Problem requirements> Bring together all lines of the material below that contain the string "Write".

Supplied data>
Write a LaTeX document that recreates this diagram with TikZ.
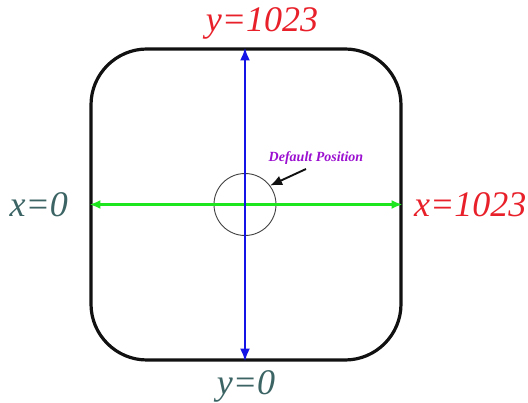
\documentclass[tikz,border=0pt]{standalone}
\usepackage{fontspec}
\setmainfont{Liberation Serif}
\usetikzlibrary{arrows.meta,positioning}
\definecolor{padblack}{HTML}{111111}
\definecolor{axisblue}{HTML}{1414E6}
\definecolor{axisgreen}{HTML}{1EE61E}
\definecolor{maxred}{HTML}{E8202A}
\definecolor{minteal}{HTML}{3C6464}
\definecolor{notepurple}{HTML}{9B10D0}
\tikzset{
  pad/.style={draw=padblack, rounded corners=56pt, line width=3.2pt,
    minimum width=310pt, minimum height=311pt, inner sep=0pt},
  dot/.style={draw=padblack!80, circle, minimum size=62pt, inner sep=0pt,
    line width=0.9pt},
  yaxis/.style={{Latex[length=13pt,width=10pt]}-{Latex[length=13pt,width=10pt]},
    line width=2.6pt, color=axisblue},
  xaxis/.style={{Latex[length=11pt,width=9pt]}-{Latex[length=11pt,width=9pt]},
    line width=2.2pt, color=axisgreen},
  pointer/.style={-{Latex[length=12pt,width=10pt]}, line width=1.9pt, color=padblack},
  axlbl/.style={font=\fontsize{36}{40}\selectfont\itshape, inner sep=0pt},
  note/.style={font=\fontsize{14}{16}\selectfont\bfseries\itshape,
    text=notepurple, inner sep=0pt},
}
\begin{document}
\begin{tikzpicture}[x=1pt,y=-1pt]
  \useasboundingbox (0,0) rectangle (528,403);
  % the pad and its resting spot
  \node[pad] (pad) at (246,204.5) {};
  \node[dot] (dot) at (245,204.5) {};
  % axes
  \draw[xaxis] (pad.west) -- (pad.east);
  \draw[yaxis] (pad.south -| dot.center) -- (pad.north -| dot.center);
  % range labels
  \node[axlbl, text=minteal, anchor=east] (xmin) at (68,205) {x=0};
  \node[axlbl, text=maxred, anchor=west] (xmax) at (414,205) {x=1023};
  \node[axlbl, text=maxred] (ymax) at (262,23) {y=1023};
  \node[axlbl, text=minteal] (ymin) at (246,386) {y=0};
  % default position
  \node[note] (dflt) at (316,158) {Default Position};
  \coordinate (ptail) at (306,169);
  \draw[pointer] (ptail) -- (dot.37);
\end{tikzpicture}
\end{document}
...
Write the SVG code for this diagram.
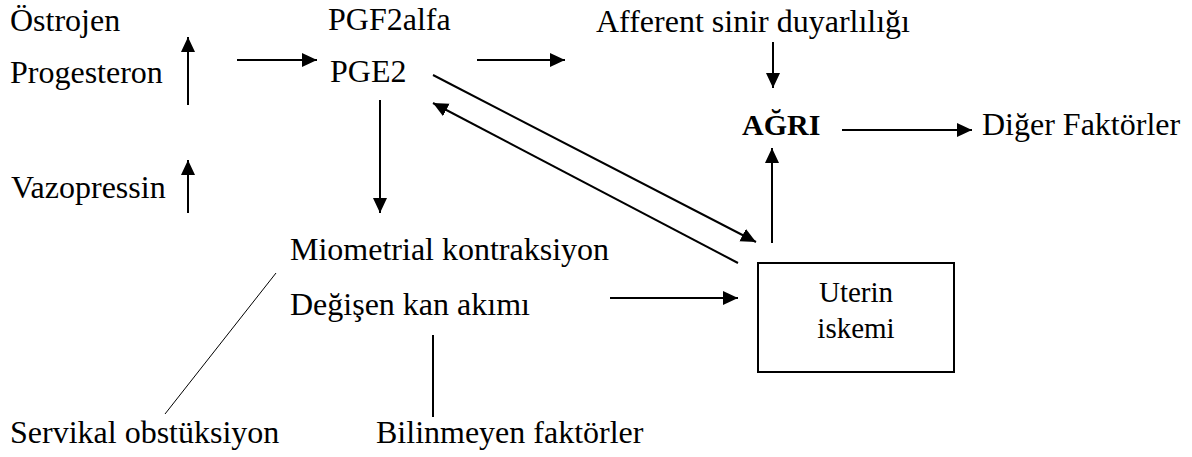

Full solution>
Write a LaTeX document that recreates this diagram with TikZ.
Write the SVG code for this diagram.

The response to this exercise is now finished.